In the records below, tally every line containing "with". Report only the total.

● ● ● ● ●

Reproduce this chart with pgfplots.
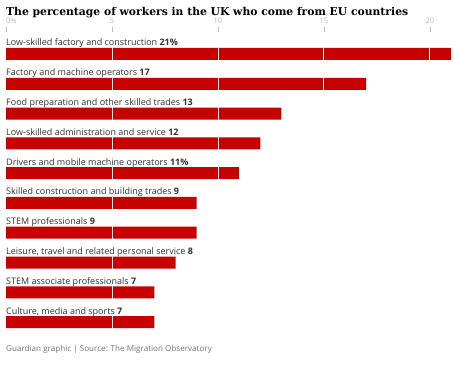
\documentclass[border=0pt]{standalone}
\usepackage{pgfplots}
\pgfplotsset{compat=1.18}
\usepackage{fontspec}
\setmainfont{Open Sans}
\newfontfamily\titlefont{DejaVu Serif}
\definecolor{gred}{HTML}{C70000}
\definecolor{lab}{HTML}{333333}
\definecolor{tickc}{HTML}{BBBBBB}
\definecolor{foot}{HTML}{767676}
\begin{document}
\begin{tikzpicture}
\useasboundingbox (0,0) rectangle (455pt,-374pt);
\fill[white] (0,0) rectangle (455pt,-374pt);
\node[anchor=west,inner sep=0] at (6pt,-12.5pt) {\resizebox{402pt}{!}{\titlefont\bfseries The percentage of workers in the UK who come from EU countries}};
\begin{axis}[
  at={(6pt,-32pt)}, anchor=north west,
  scale only axis, width=445pt, height=305pt,
  xmin=0, xmax=21, ymin=-0.738, ymax=9.5,
  y dir=reverse,
  xbar, bar width=12pt,
  axis x line*=top, axis y line=none,
  x axis line style={draw=none},
  ytick=\empty,
  xtick={0,5,10,15,20},
  xticklabels={\makebox[0pt][l]{0\%},5,10,15,20},
  tick align=outside, major tick length=5pt,
  tick style={draw=tickc, line width=0.6pt},
  xticklabel style={font=\fontsize{7.5}{8}\selectfont, text=tickc},
  clip=false,
]
\addplot[fill=gred, draw=none] coordinates {(21,0) (17,1) (13,2) (12,3) (11,4) (9,5) (9,6) (8,7) (7,8) (7,9)};
\begin{scope}[white, line width=0.8pt]
\draw (axis cs:5,-0.21) -- (axis cs:5,0.21);
\draw (axis cs:10,-0.21) -- (axis cs:10,0.21);
\draw (axis cs:15,-0.21) -- (axis cs:15,0.21);
\draw (axis cs:20,-0.21) -- (axis cs:20,0.21);
\draw (axis cs:5,0.79) -- (axis cs:5,1.21);
\draw (axis cs:10,0.79) -- (axis cs:10,1.21);
\draw (axis cs:15,0.79) -- (axis cs:15,1.21);
\draw (axis cs:5,1.79) -- (axis cs:5,2.21);
\draw (axis cs:10,1.79) -- (axis cs:10,2.21);
\draw (axis cs:5,2.79) -- (axis cs:5,3.21);
\draw (axis cs:10,2.79) -- (axis cs:10,3.21);
\draw (axis cs:5,3.79) -- (axis cs:5,4.21);
\draw (axis cs:10,3.79) -- (axis cs:10,4.21);
\draw (axis cs:5,4.79) -- (axis cs:5,5.21);
\draw (axis cs:5,5.79) -- (axis cs:5,6.21);
\draw (axis cs:5,6.79) -- (axis cs:5,7.21);
\draw (axis cs:5,7.79) -- (axis cs:5,8.21);
\draw (axis cs:5,8.79) -- (axis cs:5,9.21);
\end{scope}
\begin{scope}[every node/.style={anchor=base west, inner sep=0, yshift=8pt, text=lab, font=\fontsize{9}{10}\selectfont}]
\node at (axis cs:0,0) {Low-skilled factory and construction \textbf{21\%}};
\node at (axis cs:0,1) {Factory and machine operators \textbf{17}};
\node at (axis cs:0,2) {Food preparation and other skilled trades \textbf{13}};
\node at (axis cs:0,3) {Low-skilled administration and service \textbf{12}};
\node at (axis cs:0,4) {Drivers and mobile machine operators \textbf{11\%}};
\node at (axis cs:0,5) {Skilled construction and building trades \textbf{9}};
\node at (axis cs:0,6) {STEM professionals \textbf{9}};
\node at (axis cs:0,7) {Leisure, travel and related personal service \textbf{8}};
\node at (axis cs:0,8) {STEM associate professionals \textbf{7}};
\node at (axis cs:0,9) {Culture, media and sports \textbf{7}};
\end{scope}
\end{axis}
\node[anchor=west,inner sep=0,text=foot,font=\fontsize{8.1}{9}\selectfont] at (6pt,-349pt) {Guardian graphic | Source: The Migration Observatory};
\end{tikzpicture}
\end{document}
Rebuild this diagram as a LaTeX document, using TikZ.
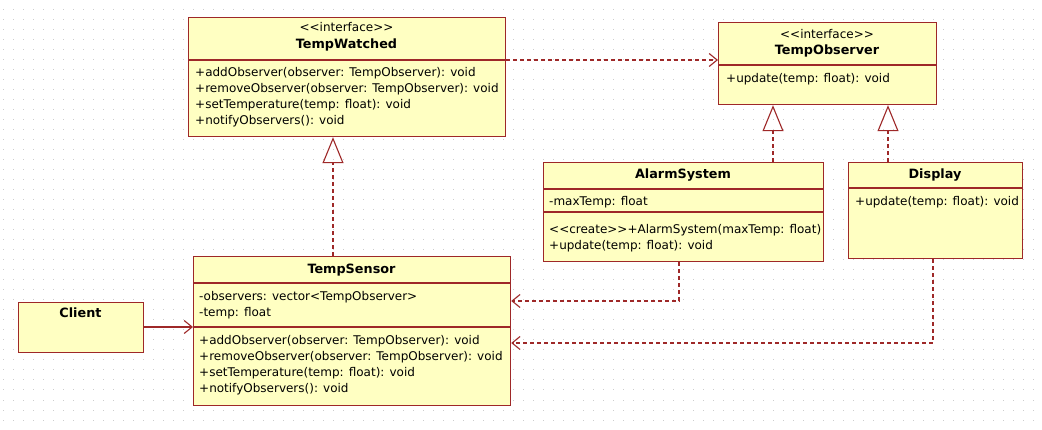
\documentclass[tikz,border=0pt]{standalone}
\usepackage{fontspec}
\setmainfont{DejaVu Sans}
\usetikzlibrary{arrows.meta}
\definecolor{boxfill}{RGB}{255,255,194}
\definecolor{boxline}{RGB}{158,40,40}
\definecolor{griddot}{RGB}{205,205,205}
\newcommand{\lt}{<{}}
\newcommand{\gt}{>{}}
\begin{document}
\begin{tikzpicture}[x=1pt,y=-1pt,
  cls/.style={draw=boxline, fill=boxfill, line width=1.2pt, rectangle, anchor=north west, inner sep=0pt},
  divl/.style={draw=boxline, line width=1.2pt},
  txt/.style={anchor=west, inner sep=0pt, text height=9pt, text depth=2pt, font=\fontsize{12}{14}\selectfont},
  ttl/.style={anchor=center, inner sep=0pt, text height=9pt, text depth=2pt, font=\fontsize{12.8}{14}\selectfont\bfseries},
  stereo/.style={anchor=center, inner sep=0pt, text height=9pt, text depth=2pt, font=\fontsize{12}{14}\selectfont},
  dep/.style={draw=boxline, line width=1.1pt, dash pattern=on 4pt off 3pt, -{Straight Barb[length=8pt,width=13pt,line width=1.1pt]}},
  real/.style={draw=boxline, line width=1.1pt, dash pattern=on 4pt off 3pt, -{Triangle[open,length=26pt,width=21pt,line width=1.1pt]}},
  assoc/.style={draw=boxline, line width=1.1pt, -{Straight Barb[length=8pt,width=13pt,line width=1.1pt]}}]
\useasboundingbox (0,0) rectangle (1042,430);
\fill[white] (0,0) rectangle (1042,430);
% dotted grid
\foreach \gy in {0,10,...,430}
  \draw[griddot, line width=1pt, dash pattern=on 1pt off 9pt] (3,\gy) -- (1042,\gy);

% TempWatched
\node[cls, minimum width=317pt, minimum height=119pt] (tw) at (188,17) {};
\draw[divl] (188,60) -- (505,60);
\node[stereo] (twst) at (346.5,28) {\lt\lt interface\gt\gt};
\node[ttl] (twt) at (346.5,45) {TempWatched};
\node[txt] (twm1) at (195,73) {+addObserver(observer: TempObserver): void};
\node[txt] (twm2) at (195,89) {+removeObserver(observer: TempObserver): void};
\node[txt] (twm3) at (195,105) {+setTemperature(temp: float): void};
\node[txt] (twm4) at (195,121) {+notifyObservers(): void};

% TempObserver
\node[cls, minimum width=218pt, minimum height=82pt] (to) at (718,22) {};
\draw[divl] (718,65) -- (936,65);
\node[stereo] (tost) at (827,35) {\lt\lt interface\gt\gt};
\node[ttl] (tot) at (827,51) {TempObserver};
\node[txt] (tom1) at (726,79) {+update(temp: float): void};

% AlarmSystem
\node[cls, minimum width=280pt, minimum height=99pt] (as) at (543,162) {};
\draw[divl] (543,189) -- (823,189);
\draw[divl] (543,212) -- (823,212);
\node[ttl] (ast) at (683,175) {AlarmSystem};
\node[txt] (asa1) at (549,202) {-maxTemp: float};
\node[txt] (asm1) at (549,230) {\lt\lt create\gt\gt+AlarmSystem(maxTemp: float)};
\node[txt] (asm2) at (549,246) {+update(temp: float): void};

% Display
\node[cls, minimum width=174pt, minimum height=96pt] (ds) at (848,162) {};
\draw[divl] (848,188) -- (1022,188);
\node[ttl] (dst) at (935,175) {Display};
\node[txt] (dsm1) at (855,202) {+update(temp: float): void};

% TempSensor
\node[cls, minimum width=317pt, minimum height=149pt] (ts) at (193,256) {};
\draw[divl] (193,283) -- (510,283);
\draw[divl] (193,327) -- (510,327);
\node[ttl] (tst) at (351.5,270) {TempSensor};
\node[txt] (tsa1) at (199,297) {-observers: vector\lt TempObserver\gt};
\node[txt] (tsa2) at (199,313) {-temp: float};
\node[txt] (tsm1) at (199,341) {+addObserver(observer: TempObserver): void};
\node[txt] (tsm2) at (199,357) {+removeObserver(observer: TempObserver): void};
\node[txt] (tsm3) at (199,373) {+setTemperature(temp: float): void};
\node[txt] (tsm4) at (199,389) {+notifyObservers(): void};

% Client
\node[cls, minimum width=125pt, minimum height=50pt] (cl) at (18,302) {};
\node[ttl] (clt) at (80.5,314) {Client};

% connectors
\draw[dep] ([yshift=-43pt]tw.north east) -- ([yshift=-38pt]to.north west);
\draw[real] ([xshift=140pt]ts.north west) -- ([xshift=145pt]tw.south west);
\draw[real] ([xshift=230pt]as.north west) -- ([xshift=55pt]to.south west);
\draw[real] ([xshift=40pt]ds.north west) -- ([xshift=170pt]to.south west);
\draw[dep] ([xshift=136pt]as.south west) |- ([yshift=-45pt]ts.north east);
\draw[dep] ([xshift=85pt]ds.south west) |- ([yshift=-87pt]ts.north east);
\draw[assoc] ([yshift=-25pt]cl.north east) -- ([yshift=-71pt]ts.north west);
\end{tikzpicture}
\end{document}
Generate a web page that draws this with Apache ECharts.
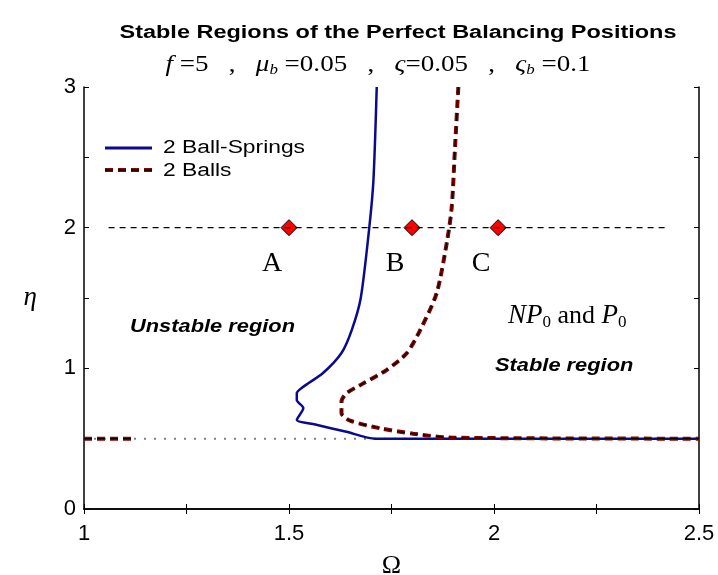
<!DOCTYPE html>
<html><head><meta charset="utf-8">
<script src="https://cdn.jsdelivr.net/npm/echarts@6/dist/echarts.min.js"></script>
<style>html,body{margin:0;padding:0;background:#fff}#c{width:718px;height:575px}</style>
</head><body><div id="c"></div>
<script>
var xTicks = [1, 1.5, 2, 2.5];
var yTicks = [0, 1, 2, 3];
var blueOmega = [1.714,1.706,1.696,1.675,1.653,1.628,1.583,1.534,1.519,1.519,1.535,1.519,1.559,1.64,1.71,2.5];
var blueEta   = [3,2.34,2.006,1.5,1.272,1.109,0.967,0.867,0.824,0.775,0.718,0.633,0.604,0.549,0.5,0.5];
var redOmega = [1.913,1.905,1.897,1.886,1.86,1.82,1.787,1.738,1.681,1.64,1.628,1.628,1.649,1.722,1.803,1.9,2.5];
var redEta   = [3,2.575,2.149,1.912,1.533,1.272,1.107,0.988,0.893,0.822,0.763,0.68,0.628,0.574,0.535,0.507,0.5];
var redLeftOmega = [1, 1.115];
var redLeftEta = [0.5, 0.5];
var refOmega = [1, 2.5];
var refEta = [0.5, 0.5];
var lineOmega = [1.06, 2.42];
var lineEta = [2, 2];
var pointOmega = [1.5, 1.8, 2.01];
var pointEta = [2, 2, 2];
var pointNames = ['A', 'B', 'C'];
var seriesNames = ['2 Ball-Springs', '2 Balls'];
var titleText = 'Stable Regions of the Perfect Balancing Positions';

function zip(a, b) { return a.map(function (v, i) { return [v, b[i]]; }); }

var mctx = document.createElement('canvas').getContext('2d');
function tw(text, font) { mctx.font = font; return mctx.measureText(text).width; }

var SANS = '"Liberation Sans", Arial, sans-serif';
var SERIF = '"Liberation Serif", "Times New Roman", serif';

var titleFont = 'bold 18px ' + SANS;
var titleScale = 557 / tw(titleText, titleFont);

var subSize = 24;
var subSegs = [
  ['i', 'f'], ['n', ' =5   ,   '], ['i', 'μ'], ['s', 'b'], ['n', ' =0.05   ,   '],
  ['i', 'ς'], ['n', '=0.05   ,   '], ['i', 'ς'], ['s', 'b'], ['n', ' =0.1']
];
var subFonts = {i: 'italic ' + subSize + 'px ' + SERIF, n: subSize + 'px ' + SERIF, s: 'italic 15px ' + SERIF};
var subW = subSegs.reduce(function (s, g) { return s + tw(g[1], subFonts[g[0]]); }, 0);
var subScale = 425 / subW;
var subRich = subSegs.map(function (g) { return '{' + g[0] + '|' + g[1] + '}'; }).join('');

var legFont = '18px ' + SANS;
var legScale = 142 / tw(seriesNames[0], legFont);
var regFont = 'italic bold 19px ' + SANS;
var regScale = 165 / tw('Unstable region', regFont);

var chart = echarts.init(document.getElementById('c'));
var redDash = [8, 5];
var option = {
  animation: false,
  grid: {left: 84, right: 19, top: 87, bottom: 66, containLabel: false, outerBoundsMode: 'none'},
  xAxis: [
    {type: 'value', min: 1, max: 2.5, interval: 0.25, name: 'Ω', nameLocation: 'middle', nameGap: 44,
     nameTextStyle: {fontFamily: SERIF, fontSize: 26, color: '#000'},
     axisLine: {lineStyle: {color: '#000', width: 1.5}},
     axisTick: {inside: true, length: 5, lineStyle: {color: '#000'}},
     axisLabel: {margin: 14, fontFamily: SANS, fontSize: 22, color: '#000',
       formatter: function (v) { return xTicks.some(function (t) { return Math.abs(t - v) < 1e-6; }) ? String(v) : ''; }},
     splitLine: {show: false}},
    {type: 'value', position: 'top', min: 1, max: 2.5, interval: 0.25,
     axisLine: {lineStyle: {color: '#000', width: 1.5}},
     axisTick: {inside: true, length: 5, lineStyle: {color: '#000'}},
     axisLabel: {show: false}, splitLine: {show: false}}
  ],
  yAxis: [
    {type: 'value', min: 0, max: 3, interval: 0.5, name: 'η', nameLocation: 'middle', nameGap: 47, nameRotate: 0,
     nameTextStyle: {fontFamily: SERIF, fontStyle: 'italic', fontSize: 27, color: '#000'},
     axisLine: {show: true, lineStyle: {color: '#000', width: 1.5}},
     axisTick: {show: true, inside: true, length: 5, lineStyle: {color: '#000'}},
     axisLabel: {margin: 8, fontFamily: SANS, fontSize: 22, color: '#000',
       formatter: function (v) { return yTicks.some(function (t) { return Math.abs(t - v) < 1e-6; }) ? String(v) : ''; }},
     splitLine: {show: false}},
    {type: 'value', position: 'right', min: 0, max: 3, interval: 0.5,
     axisLine: {show: true, lineStyle: {color: '#000', width: 1.5}},
     axisTick: {show: true, inside: true, length: 5, lineStyle: {color: '#000'}},
     axisLabel: {show: false}, splitLine: {show: false}}
  ],
  series: [
    {type: 'line', data: zip(refOmega, refEta), symbol: 'none', silent: true,
     lineStyle: {color: '#808080', width: 2, type: [2, 8]}},
    {type: 'line', data: zip(lineOmega, lineEta), symbol: 'none', silent: true,
     lineStyle: {color: '#000', width: 1.3, type: [6, 5]}},
    {name: seriesNames[0], type: 'line', data: zip(blueOmega, blueEta), symbol: 'none', smooth: 0.25,
     lineStyle: {color: '#0a0a8f', width: 2.5}},
    {name: seriesNames[1], type: 'line', data: zip(redOmega, redEta), symbol: 'none', smooth: 0.25,
     lineStyle: {color: '#8b0000', width: 4, type: redDash}},
    {type: 'line', data: zip(redOmega, redEta), symbol: 'none', smooth: 0.25, silent: true,
     lineStyle: {color: '#000', width: 1.3, type: redDash}},
    {type: 'line', data: zip(redLeftOmega, redLeftEta), symbol: 'none', silent: true,
     lineStyle: {color: '#8b0000', width: 4, type: redDash}},
    {type: 'line', data: zip(redLeftOmega, redLeftEta), symbol: 'none', silent: true,
     lineStyle: {color: '#000', width: 1.3, type: redDash}},
    {type: 'scatter', data: pointOmega.map(function (v, i) { return {value: [v, pointEta[i]], name: pointNames[i]}; }),
     symbol: 'diamond', symbolSize: 16, itemStyle: {color: '#ff0000', borderColor: '#000', borderWidth: 1, opacity: 1},
     label: {show: true, position: 'bottom', offset: [-17, 8], formatter: '{b}',
       fontFamily: SERIF, fontSize: 28, color: '#000'}}
  ],
  graphic: [
    {type: 'text', x: 398, y: 33, scaleX: titleScale, silent: true,
     style: {text: titleText, font: titleFont, fill: '#000', align: 'center', verticalAlign: 'middle'}},
    {type: 'text', x: 378, y: 65, scaleX: subScale, silent: true,
     style: {text: subRich, fill: '#000', align: 'center', verticalAlign: 'middle',
       rich: {
         i: {font: subFonts.i, fill: '#000'},
         n: {font: subFonts.n, fill: '#000'},
         s: {font: subFonts.s, fill: '#000', padding: [10, 0, 0, 0]}
       }}},
    {type: 'line', silent: true, shape: {x1: 105, y1: 148, x2: 152, y2: 148},
     style: {stroke: '#0a0a8f', lineWidth: 3}},
    {type: 'line', silent: true, shape: {x1: 105, y1: 170, x2: 152, y2: 170},
     style: {stroke: '#8b0000', lineWidth: 4, lineDash: redDash}},
    {type: 'line', silent: true, shape: {x1: 105, y1: 170, x2: 152, y2: 170},
     style: {stroke: '#000', lineWidth: 1.3, lineDash: redDash}},
    {type: 'text', x: 163, y: 148, scaleX: legScale, silent: true,
     style: {text: seriesNames[0], font: legFont, fill: '#000', align: 'left', verticalAlign: 'middle'}},
    {type: 'text', x: 163, y: 171, scaleX: legScale, silent: true,
     style: {text: seriesNames[1], font: legFont, fill: '#000', align: 'left', verticalAlign: 'middle'}},
    {type: 'text', x: 130, y: 327, scaleX: regScale, silent: true,
     style: {text: 'Unstable region', font: regFont, fill: '#000', align: 'left', verticalAlign: 'middle'}},
    {type: 'text', x: 495, y: 366, scaleX: regScale, silent: true,
     style: {text: 'Stable region', font: regFont, fill: '#000', align: 'left', verticalAlign: 'middle'}},
    {type: 'text', x: 508, y: 316, silent: true, style: {
      text: '{i|NP}{s|0}{n| and }{i|P}{s|0}', align: 'left', verticalAlign: 'middle',
      rich: {
        i: {font: 'italic 27px ' + SERIF, fill: '#000'},
        n: {font: '26px ' + SERIF, fill: '#000'},
        s: {font: '17px ' + SERIF, fill: '#000', padding: [14, 0, 0, 0]}
      }}}
  ]
};
chart.setOption(option);
</script></body></html>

● ● ● ● ●

### THE COMPLETED TASK
2